-- DIRECTIONS --
Copy only this: the line containing "Write a Python", the line containing "pixels = list(range(0, 1281, 10))", and every line between them, exactly as written.

-- MATERIAL --
▬▬▬

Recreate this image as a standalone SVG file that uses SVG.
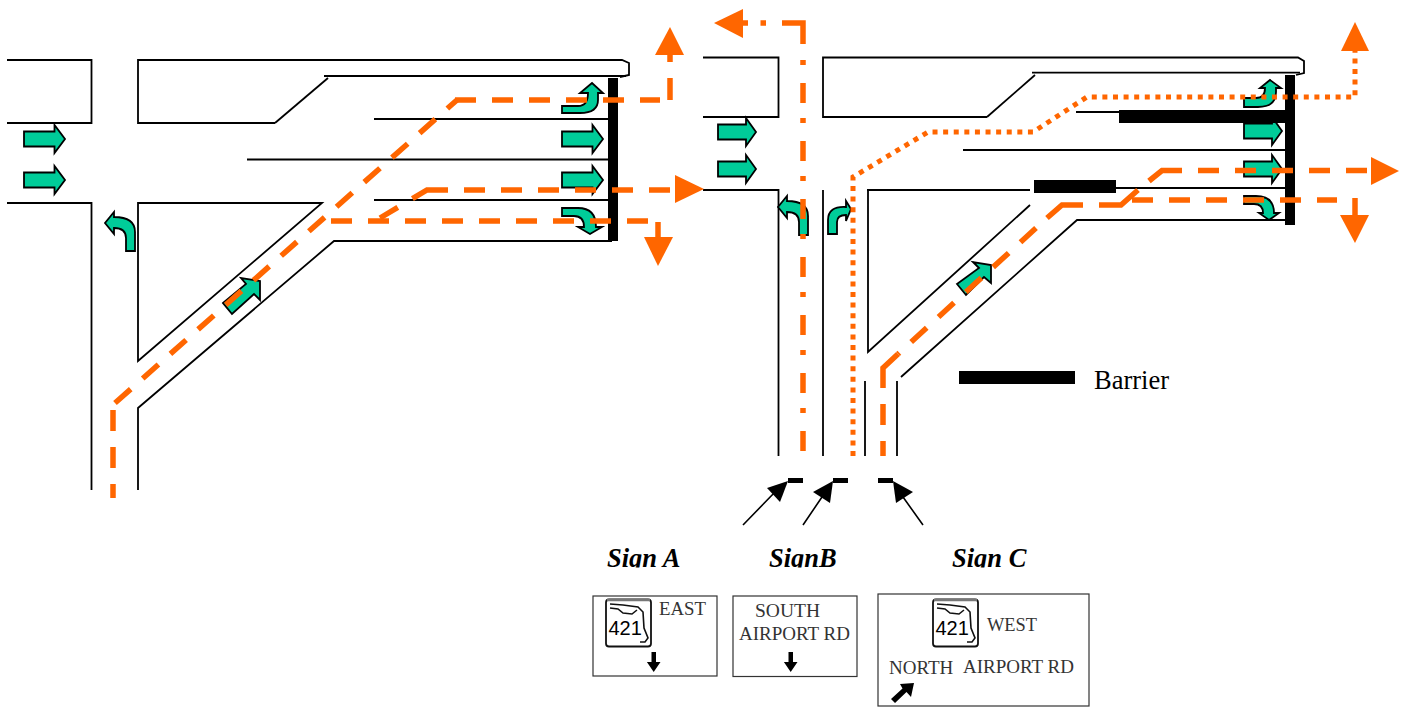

▬▬▬

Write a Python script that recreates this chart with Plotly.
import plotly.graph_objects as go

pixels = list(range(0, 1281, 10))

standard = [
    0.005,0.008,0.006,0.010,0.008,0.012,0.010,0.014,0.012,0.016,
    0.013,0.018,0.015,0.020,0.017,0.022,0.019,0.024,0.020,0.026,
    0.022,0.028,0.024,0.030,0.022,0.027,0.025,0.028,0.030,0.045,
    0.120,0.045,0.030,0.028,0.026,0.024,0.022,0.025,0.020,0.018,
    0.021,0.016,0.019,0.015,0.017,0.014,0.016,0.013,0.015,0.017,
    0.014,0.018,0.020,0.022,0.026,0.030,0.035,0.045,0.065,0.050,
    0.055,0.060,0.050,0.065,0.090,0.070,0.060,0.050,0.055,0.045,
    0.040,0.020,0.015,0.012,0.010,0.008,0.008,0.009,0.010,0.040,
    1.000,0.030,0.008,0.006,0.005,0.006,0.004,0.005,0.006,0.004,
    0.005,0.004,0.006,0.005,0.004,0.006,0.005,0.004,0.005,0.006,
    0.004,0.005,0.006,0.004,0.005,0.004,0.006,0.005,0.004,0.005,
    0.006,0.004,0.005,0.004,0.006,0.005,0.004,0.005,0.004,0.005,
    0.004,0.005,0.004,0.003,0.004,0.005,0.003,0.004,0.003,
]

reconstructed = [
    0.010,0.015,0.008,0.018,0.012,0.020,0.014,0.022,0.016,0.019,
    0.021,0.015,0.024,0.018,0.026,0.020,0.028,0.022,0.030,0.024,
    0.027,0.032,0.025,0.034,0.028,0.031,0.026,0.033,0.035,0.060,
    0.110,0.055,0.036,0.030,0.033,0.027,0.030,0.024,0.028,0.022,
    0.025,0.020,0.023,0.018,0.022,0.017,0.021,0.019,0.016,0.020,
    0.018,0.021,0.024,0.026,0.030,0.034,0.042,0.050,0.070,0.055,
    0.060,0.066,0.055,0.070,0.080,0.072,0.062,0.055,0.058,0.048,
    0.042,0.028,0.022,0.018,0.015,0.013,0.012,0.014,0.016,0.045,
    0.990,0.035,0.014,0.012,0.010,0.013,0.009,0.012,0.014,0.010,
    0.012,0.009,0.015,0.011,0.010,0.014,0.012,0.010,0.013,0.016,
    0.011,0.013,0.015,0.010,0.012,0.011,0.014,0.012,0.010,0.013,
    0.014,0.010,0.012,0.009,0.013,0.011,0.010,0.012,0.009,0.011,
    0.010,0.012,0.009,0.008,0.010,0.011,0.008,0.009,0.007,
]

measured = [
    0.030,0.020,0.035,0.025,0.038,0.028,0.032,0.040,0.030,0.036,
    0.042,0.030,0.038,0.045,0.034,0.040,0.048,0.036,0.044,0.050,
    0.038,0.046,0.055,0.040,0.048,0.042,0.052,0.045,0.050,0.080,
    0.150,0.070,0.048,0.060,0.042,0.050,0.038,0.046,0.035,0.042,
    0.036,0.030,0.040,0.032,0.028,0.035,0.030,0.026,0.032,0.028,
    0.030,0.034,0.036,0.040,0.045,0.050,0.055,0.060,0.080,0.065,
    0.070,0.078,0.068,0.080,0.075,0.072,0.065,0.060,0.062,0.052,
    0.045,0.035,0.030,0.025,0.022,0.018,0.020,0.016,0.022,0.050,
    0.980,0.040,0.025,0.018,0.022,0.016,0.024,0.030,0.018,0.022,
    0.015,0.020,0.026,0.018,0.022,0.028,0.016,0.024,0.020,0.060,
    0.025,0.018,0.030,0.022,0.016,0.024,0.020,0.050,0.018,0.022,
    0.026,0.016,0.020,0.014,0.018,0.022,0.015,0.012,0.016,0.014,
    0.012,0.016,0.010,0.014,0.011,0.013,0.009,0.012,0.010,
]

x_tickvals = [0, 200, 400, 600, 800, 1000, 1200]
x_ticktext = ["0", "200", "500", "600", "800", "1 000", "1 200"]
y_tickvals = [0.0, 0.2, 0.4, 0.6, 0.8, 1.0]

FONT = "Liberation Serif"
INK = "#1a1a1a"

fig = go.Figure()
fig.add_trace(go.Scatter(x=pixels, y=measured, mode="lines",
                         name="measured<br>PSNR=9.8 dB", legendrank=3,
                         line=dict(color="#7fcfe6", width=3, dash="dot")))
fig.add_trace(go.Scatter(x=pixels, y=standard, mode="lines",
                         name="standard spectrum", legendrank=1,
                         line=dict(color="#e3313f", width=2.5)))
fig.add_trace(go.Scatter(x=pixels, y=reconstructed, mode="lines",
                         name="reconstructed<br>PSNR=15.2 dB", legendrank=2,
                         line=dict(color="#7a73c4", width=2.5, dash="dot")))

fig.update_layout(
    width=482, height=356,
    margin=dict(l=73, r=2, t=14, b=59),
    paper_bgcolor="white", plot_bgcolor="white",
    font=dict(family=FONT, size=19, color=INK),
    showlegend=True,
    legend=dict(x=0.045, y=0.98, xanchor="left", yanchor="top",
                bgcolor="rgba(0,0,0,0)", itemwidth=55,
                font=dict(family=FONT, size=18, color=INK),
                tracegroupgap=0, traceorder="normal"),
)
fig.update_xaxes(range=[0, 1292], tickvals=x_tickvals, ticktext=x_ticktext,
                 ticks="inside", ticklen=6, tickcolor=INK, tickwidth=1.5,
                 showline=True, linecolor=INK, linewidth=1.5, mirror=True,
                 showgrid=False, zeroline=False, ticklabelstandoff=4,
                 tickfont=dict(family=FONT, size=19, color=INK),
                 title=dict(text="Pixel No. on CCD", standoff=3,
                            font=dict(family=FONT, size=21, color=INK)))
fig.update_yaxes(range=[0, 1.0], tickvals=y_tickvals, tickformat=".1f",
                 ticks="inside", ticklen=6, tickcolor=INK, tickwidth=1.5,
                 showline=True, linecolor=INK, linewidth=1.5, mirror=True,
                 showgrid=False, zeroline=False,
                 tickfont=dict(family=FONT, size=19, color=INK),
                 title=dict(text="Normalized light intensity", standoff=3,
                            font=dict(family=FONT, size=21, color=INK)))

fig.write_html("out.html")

▬▬▬

-- EXERCISE ANSWER --
Write a Python script that recreates this chart with Plotly.
import plotly.graph_objects as go

pixels = list(range(0, 1281, 10))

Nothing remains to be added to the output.